▸ **Given task**
Look through the records below and collect all lines that hold the string "What".

● ● ● ●

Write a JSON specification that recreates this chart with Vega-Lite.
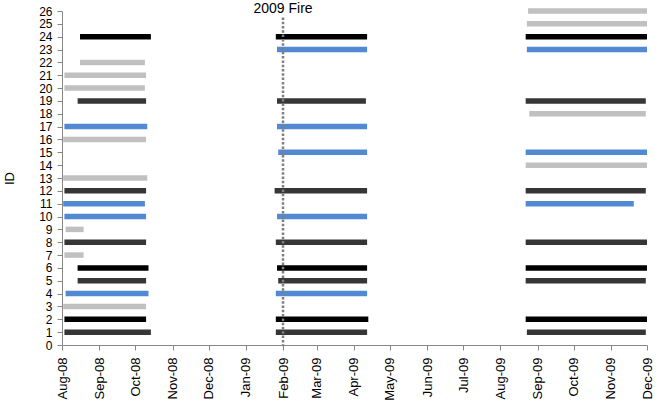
{
  "$schema": "https://vega.github.io/schema/vega-lite/v6.json",
  "width": 585,
  "height": 334,
  "autosize": "none",
  "padding": {"left": 62, "top": 11, "right": 15, "bottom": 58},
  "background": "white",
  "config": {
    "font": "Liberation Sans",
    "view": {"stroke": null},
    "axis": {"domainColor": "#888888", "tickColor": "#888888", "grid": false, "labelColor": "#000000", "titleColor": "#000000", "labelFont": "Liberation Sans", "titleFont": "Liberation Sans", "labelFontSize": 13, "titleFontSize": 13}
  },
  "datasets": {
    "bars": [
      {"id": 1, "start": "2008-08-03", "end": "2008-10-14", "cat": "dark"},
      {"id": 2, "start": "2008-08-03", "end": "2008-10-10", "cat": "black"},
      {"id": 3, "start": "2008-08-02", "end": "2008-10-10", "cat": "light"},
      {"id": 4, "start": "2008-08-04", "end": "2008-10-12", "cat": "blue"},
      {"id": 5, "start": "2008-08-14", "end": "2008-10-10", "cat": "dark"},
      {"id": 6, "start": "2008-08-14", "end": "2008-10-12", "cat": "black"},
      {"id": 7, "start": "2008-08-03", "end": "2008-08-19", "cat": "light"},
      {"id": 8, "start": "2008-08-03", "end": "2008-10-10", "cat": "dark"},
      {"id": 9, "start": "2008-08-04", "end": "2008-08-19", "cat": "light"},
      {"id": 10, "start": "2008-08-03", "end": "2008-10-10", "cat": "blue"},
      {"id": 11, "start": "2008-08-02", "end": "2008-10-09", "cat": "blue"},
      {"id": 12, "start": "2008-08-03", "end": "2008-10-10", "cat": "dark"},
      {"id": 13, "start": "2008-08-02", "end": "2008-10-11", "cat": "light"},
      {"id": 16, "start": "2008-08-02", "end": "2008-10-10", "cat": "light"},
      {"id": 17, "start": "2008-08-03", "end": "2008-10-11", "cat": "blue"},
      {"id": 19, "start": "2008-08-14", "end": "2008-10-10", "cat": "dark"},
      {"id": 20, "start": "2008-08-03", "end": "2008-10-09", "cat": "light"},
      {"id": 21, "start": "2008-08-03", "end": "2008-10-10", "cat": "light"},
      {"id": 22, "start": "2008-08-16", "end": "2008-10-09", "cat": "light"},
      {"id": 24, "start": "2008-08-16", "end": "2008-10-14", "cat": "black"},
      {"id": 1, "start": "2009-01-26", "end": "2009-04-12", "cat": "dark"},
      {"id": 2, "start": "2009-01-26", "end": "2009-04-13", "cat": "black"},
      {"id": 4, "start": "2009-01-26", "end": "2009-04-12", "cat": "blue"},
      {"id": 5, "start": "2009-01-28", "end": "2009-04-12", "cat": "dark"},
      {"id": 6, "start": "2009-01-27", "end": "2009-04-12", "cat": "black"},
      {"id": 8, "start": "2009-01-26", "end": "2009-04-12", "cat": "dark"},
      {"id": 10, "start": "2009-01-27", "end": "2009-04-12", "cat": "blue"},
      {"id": 12, "start": "2009-01-25", "end": "2009-04-12", "cat": "dark"},
      {"id": 15, "start": "2009-01-28", "end": "2009-04-12", "cat": "blue"},
      {"id": 17, "start": "2009-01-27", "end": "2009-04-12", "cat": "blue"},
      {"id": 19, "start": "2009-01-27", "end": "2009-04-11", "cat": "dark"},
      {"id": 23, "start": "2009-01-27", "end": "2009-04-12", "cat": "blue"},
      {"id": 24, "start": "2009-01-26", "end": "2009-04-12", "cat": "black"},
      {"id": 1, "start": "2009-08-23", "end": "2009-11-30", "cat": "dark"},
      {"id": 2, "start": "2009-08-22", "end": "2009-12-01", "cat": "black"},
      {"id": 5, "start": "2009-08-22", "end": "2009-11-30", "cat": "dark"},
      {"id": 6, "start": "2009-08-22", "end": "2009-12-01", "cat": "black"},
      {"id": 8, "start": "2009-08-22", "end": "2009-12-01", "cat": "dark"},
      {"id": 11, "start": "2009-08-22", "end": "2009-11-20", "cat": "blue"},
      {"id": 12, "start": "2009-08-22", "end": "2009-11-30", "cat": "dark"},
      {"id": 14, "start": "2009-08-22", "end": "2009-12-01", "cat": "light"},
      {"id": 15, "start": "2009-08-22", "end": "2009-12-01", "cat": "blue"},
      {"id": 18, "start": "2009-08-25", "end": "2009-11-30", "cat": "light"},
      {"id": 19, "start": "2009-08-22", "end": "2009-11-30", "cat": "dark"},
      {"id": 23, "start": "2009-08-23", "end": "2009-12-01", "cat": "blue"},
      {"id": 24, "start": "2009-08-22", "end": "2009-12-01", "cat": "black"},
      {"id": 25, "start": "2009-08-23", "end": "2009-12-01", "cat": "light"},
      {"id": 26, "start": "2009-08-24", "end": "2009-12-01", "cat": "light"}
    ],
    "fire": [
      {"start": "2009-02-01", "id": 25.5, "id2": -0.1, "label": "2009 Fire"}
    ]
  },
  "encoding": {
    "x": {
      "field": "start", "type": "temporal",
      "scale": {"type": "utc", "domain": [{"year": 2008, "month": 8, "date": 1, "utc": true}, {"year": 2009, "month": 12, "date": 1, "utc": true}], "nice": false},
      "axis": {
        "title": null,
        "format": "%b-%y",
        "values": [
          {"year": 2008, "month": 8, "date": 1, "utc": true},
          {"year": 2008, "month": 9, "date": 1, "utc": true},
          {"year": 2008, "month": 10, "date": 1, "utc": true},
          {"year": 2008, "month": 11, "date": 1, "utc": true},
          {"year": 2008, "month": 12, "date": 1, "utc": true},
          {"year": 2009, "month": 1, "date": 1, "utc": true},
          {"year": 2009, "month": 2, "date": 1, "utc": true},
          {"year": 2009, "month": 3, "date": 1, "utc": true},
          {"year": 2009, "month": 4, "date": 1, "utc": true},
          {"year": 2009, "month": 5, "date": 1, "utc": true},
          {"year": 2009, "month": 6, "date": 1, "utc": true},
          {"year": 2009, "month": 7, "date": 1, "utc": true},
          {"year": 2009, "month": 8, "date": 1, "utc": true},
          {"year": 2009, "month": 9, "date": 1, "utc": true},
          {"year": 2009, "month": 10, "date": 1, "utc": true},
          {"year": 2009, "month": 11, "date": 1, "utc": true},
          {"year": 2009, "month": 12, "date": 1, "utc": true}
        ],
        "labelAngle": 270,
        "labelAlign": "right",
        "labelBaseline": "middle",
        "labelFontSize": 13,
        "labelPadding": 7,
        "tickSize": 5,
        "labelOverlap": false,
        "labelFlush": false
      }
    },
    "y": {
      "field": "id", "type": "quantitative",
      "scale": {"domain": [0, 26], "nice": false, "zero": true},
      "axis": {
        "title": "ID",
        "values": [0,1,2,3,4,5,6,7,8,9,10,11,12,13,14,15,16,17,18,19,20,21,22,23,24,25,26],
        "labelFontSize": 12,
        "labelPadding": 5,
        "tickSize": 5,
        "titleFontSize": 13,
        "titleFontWeight": "normal",
        "titleX": -53,
        "titleY": 167,
        "titleAngle": 270,
        "titleAlign": "center",
        "titleBaseline": "middle",
        "labelOverlap": false,
        "labelFlush": false
      }
    }
  },
  "layer": [
    {
      "data": {"name": "bars"},
      "mark": {"type": "rule", "strokeWidth": 5.5, "strokeCap": "butt"},
      "encoding": {
        "x2": {"field": "end"},
        "color": {
          "field": "cat", "type": "nominal",
          "scale": {"domain": ["black", "dark", "light", "blue"], "range": ["#000000", "#363636", "#c0c0c0", "#5189d3"]},
          "legend": null
        }
      }
    },
    {
      "data": {"name": "fire"},
      "mark": {"type": "rule", "color": "#7f7f7f", "strokeWidth": 2.5, "strokeDash": [2.5, 1.8]},
      "encoding": {
        "y2": {"field": "id2"}
      }
    },
    {
      "data": {"name": "fire"},
      "mark": {"type": "text", "fontSize": 14, "align": "center", "baseline": "alphabetic", "color": "#000000", "dy": -4},
      "encoding": {
        "text": {"field": "label"}
      }
    }
  ]
}
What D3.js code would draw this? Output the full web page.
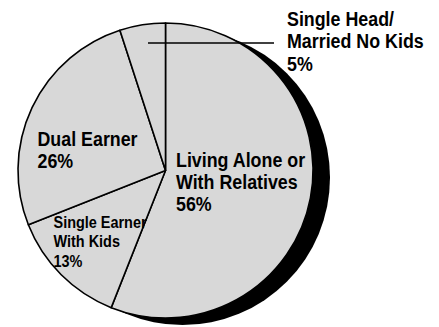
<!DOCTYPE html>
<html>
<head>
<meta charset="utf-8">
<script src="https://cdn.jsdelivr.net/npm/d3@7"></script>
<style>
  html, body { margin: 0; padding: 0; background: #fff; }
  svg { display: block; }
  text { font-family: "Liberation Sans", Arial, sans-serif; font-weight: bold; fill: #000; }
</style>
</head>
<body>
<svg id="chart" width="439" height="327"></svg>
<script>
// Household types, share of total (%)
const categories = [
  "Living Alone or With Relatives",
  "Single Earner With Kids",
  "Dual Earner",
  "Single Head/ Married No Kids"
];
const values = [56, 13, 26, 5];
// Label lines per category (percentage line is appended from values)
const labelLines = [
  ["Living Alone or", "With Relatives"],
  ["Single Earner", "With Kids"],
  ["Dual Earner"],
  ["Single Head/", "Married No Kids"]
];

// Layout
const W = 439, H = 327;
const cx = 165.5, cy = 170.5, R = 147.5;
const shadowOffset = [17, 7];
const fill = "#d8d8d8";
const labelLayout = [
  { x: 176,  y: 167,   size: 19.5, lh: 22 },
  { x: 53.5, y: 228,   size: 15.8, lh: 19.5 },
  { x: 37.5, y: 145.5, size: 19.5, lh: 22.5 },
  { x: 287,  y: 26,    size: 19.5, lh: 22.5 }
];
const condense = 0.915;

const svg = d3.select("#chart");
const g = svg.append("g").attr("transform", `translate(${cx},${cy})`);

const pie = d3.pie().sort(null).value(d => d).startAngle(0).endAngle(2 * Math.PI);
const arcs = pie(values);
const arc = d3.arc().innerRadius(0).outerRadius(R);

// Drop shadow
g.append("circle")
  .attr("cx", shadowOffset[0]).attr("cy", shadowOffset[1])
  .attr("r", R).attr("fill", "#000");

// Slices
g.selectAll("path.slice")
  .data(arcs)
  .join("path")
  .attr("class", "slice")
  .attr("d", arc)
  .attr("fill", fill)
  .attr("stroke", "#000")
  .attr("stroke-width", 1.6)
  .attr("stroke-linejoin", "round");

// Leader line for the small slice
const small = arcs[3];
const leadY = -127.5;
const leadX0 = -17.5;
svg.append("line")
  .attr("x1", cx + leadX0).attr("y1", cy + leadY)
  .attr("x2", 274).attr("y2", cy + leadY)
  .attr("stroke", "#000").attr("stroke-width", 1.5);

// Labels
categories.forEach((c, i) => {
  const L = labelLayout[i];
  const lines = labelLines[i].concat([`${values[i]}%`]);
  const lg = svg.append("g")
    .attr("transform", `translate(${L.x},${L.y}) scale(${condense},1)`);
  lg.selectAll("text")
    .data(lines)
    .join("text")
    .attr("x", 0)
    .attr("y", (d, k) => k * L.lh)
    .attr("font-size", L.size)
    .text(d => d);
});
</script>
</body>
</html>
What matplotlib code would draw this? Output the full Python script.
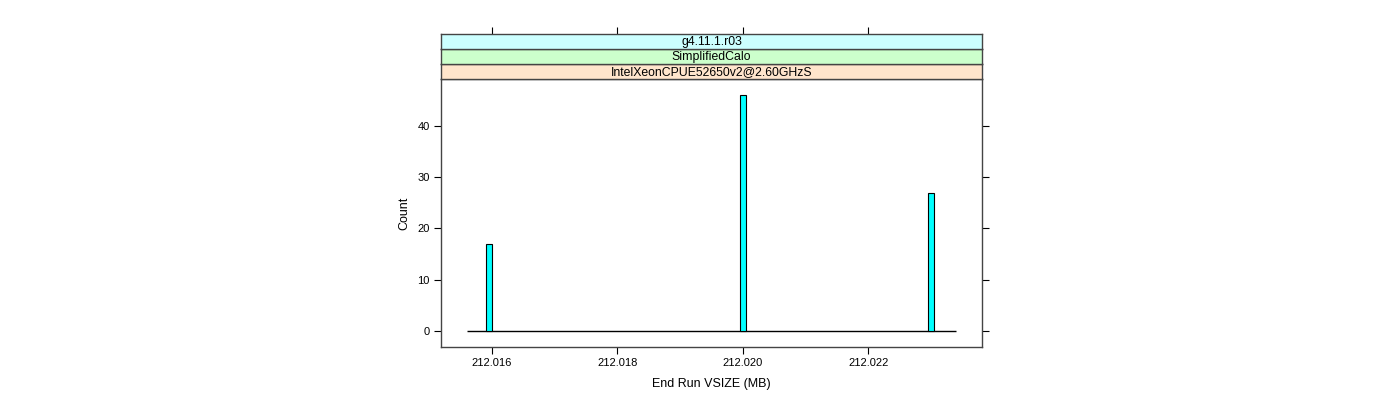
import numpy as np
import matplotlib
import matplotlib.pyplot as plt

matplotlib.use("Agg")
plt.rcParams['font.family'] = ['Liberation Sans', 'DejaVu Sans']

# histogram data
bar_centers = [212.01595, 212.0200, 212.0230]
bar_counts = [17, 46, 27]
bar_width = 0.0001
hist_range = [212.01561, 212.02339]
x_limits = [212.01519, 212.02381]

x_ticks = [212.016, 212.018, 212.020, 212.022]
x_tick_labels = ["212.016", "212.018", "212.020", "212.022"]
y_ticks = [0, 10, 20, 30, 40]

strip_labels = ["IntelXeonCPUE52650v2@2.60GHzS", "SimplifiedCalo", "g4.11.1.r03"]
strip_colors = ["#ffe5cc", "#ccffcc", "#ccffff"]

W, H = 1400, 400
fig = plt.figure(figsize=(14, 4), dpi=100)

left, right = 441 / W, 982 / W
bottom, top = 1 - 347.3 / H, 1 - 79 / H
ax = fig.add_axes([left, bottom, right - left, top - bottom])

ax.bar(bar_centers, bar_counts, width=bar_width, color="#00ffff",
       edgecolor="black", linewidth=0.8, zorder=3)
ax.hlines(0, hist_range[0], hist_range[1], color="black", linewidth=1, zorder=2)

ax.set_xlim(x_limits)
ax.set_ylim(-0.07 * max(bar_counts), 1.07 * max(bar_counts))
ax.set_xticks(x_ticks)
ax.set_xticklabels(x_tick_labels)
ax.set_yticks(y_ticks)
ax.tick_params(axis="both", direction="out", length=5, width=0.8,
               labelsize=8, pad=3, colors="black")
ax.tick_params(axis="y", right=True, labelright=False)
for s in ax.spines.values():
    s.set_color("#444444")
    s.set_linewidth(1)
ax.set_xlabel("End Run VSIZE (MB)", fontsize=9, labelpad=7)
ax.set_ylabel("Count", fontsize=9, labelpad=5)

# strips above the panel
strip_h = 15 / H
for i, (lab, col) in enumerate(zip(strip_labels, strip_colors)):
    sax = fig.add_axes([left, top + i * strip_h, right - left, strip_h])
    sax.set_facecolor(col)
    sax.set_xlim(x_limits)
    sax.set_ylim(0, 1)
    sax.set_yticks([])
    if i == len(strip_labels) - 1:
        sax.set_xticks(x_ticks)
        sax.tick_params(axis="x", bottom=False, labelbottom=False, top=True,
                        labeltop=False, direction="out", length=5, width=0.8)
    else:
        sax.set_xticks([])
    for s in sax.spines.values():
        s.set_color("#444444")
        s.set_linewidth(1)
    sax.text(0.5, 0.45, lab, transform=sax.transAxes, ha="center", va="center",
             fontsize=8.8)

fig.savefig("out.png", dpi=100)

● ● ● ●

▸ **The solution**
What D3.js code would draw this? Output the full web page.
What matplotlib code would draw this? Output the full Python script.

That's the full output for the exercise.